The 2nd Global Commodities Forum (GCF) co-sponsored by CFC and hosted by UNCTAD, opened here with key addresses from chiefs of several international agencies, who reiterated that this year’s theme: “Volatility in International Commodity Markets” – -was timely, as prices for basic products edge upward towards the limits reached during the 2008 food and energy crises.
There’s growing concern about volatile and rising prices for basic farm produce, petroleum and raw industrial materials, especially for the poor of the world, and steps are needed to calm the historically turbulent commodities markets.
Managing Director, Amb. Ali Mchumo, in his statement, said recent developments in the commodity markets have been a subject of intense attention and discussion by the members of the CFC and all the stakeholders of commodities projects financed by the Fund, especially in commodity-dependent developing countries.
“The challenge is to find practical workable solutions to the perennial problems of the commodity economy, since there’s not much disagreement in the international community that commodity dependence is a development problem,” said Amb. Mchumo.
He added that the forum could make a major contribution to the international development by drawing attention to the need for bridging knowledge and policy action in the commodities sector. Bridging this gap, as a matter of common interest for sustainable development of commodity sector, is one important message that should come out of the discussions at the forum.
He reminded the participants that the Accra Accord called on UNCTAD to “contribute to building effective multi-stakeholder partnerships with a view to identifying innovative approaches to resolving commodity related problems.”
“My hope is that the Forum will effectively meet this challenge and not become another ‘talk shop,'” said Amb. Mchumo.
As host, UNCTAD’s Secretary-General Supachai Panitchpakdi told the meeting that there are serious concerns about the way in which commodity markets have been evolving in recent years. He said that since mid-2010, commodities have, for the second time in three years, been experiencing extremely high price volatility. He warned of “speculative distortions that complicate the economic management of commodities production and trade.”
He called for greater efforts to identify policy levers that can rein in excessive volatility and maintain prices within a reasonable band, while urging commodity-dependent developing countries, to continue efforts to diversify their economies, so that they are less vulnerable to shifts in commodities markets. He also noted that natural events, which may be linked to global warming, have spurred upward pressure on prices for agricultural goods, such as wheat, cotton, and especially for copper prices, which have risen 35 per cent, since the summer of 2010.
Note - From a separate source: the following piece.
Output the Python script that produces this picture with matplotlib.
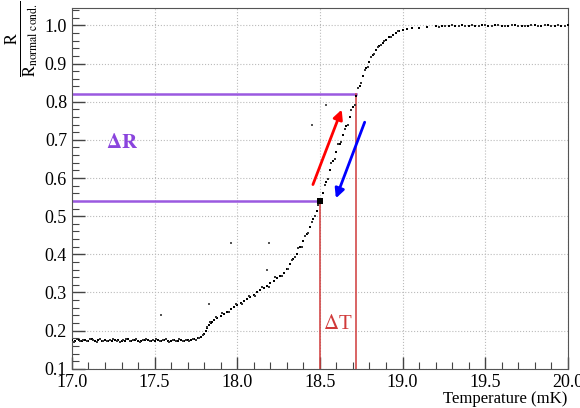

“Commodity volatility has huge negative impacts on vulnerable groups, such as low-income households in poor, developing countries, for whom food expenditure can account for up to 80 per cent of household budgets,” he said.
According to Pascal Lamy, Director-General of the World Trade Organization, 2011 will see the prices of most commodities rise, as the rise in global GDP bolsters demand, led by emerging economies. Global GDP is set to grow by 4 per cent this year. “Over 70 per cent of the growth will come from commodity-intensive emerging markets. China, India and Latin America, in particular, will be acting as a ‘pull’ for global commodities.”
In his remarks, Lamy said volatility is, at its worst, in tight and closed markets. It eases in open and, hence, deeper markets. “Completion of the Doha Round of global trade talks could calm the picture. In fact, were this round to be completed, least developed countries (LDCs) would get almost entirely duty-free, quota-free access to developed world markets,” he said.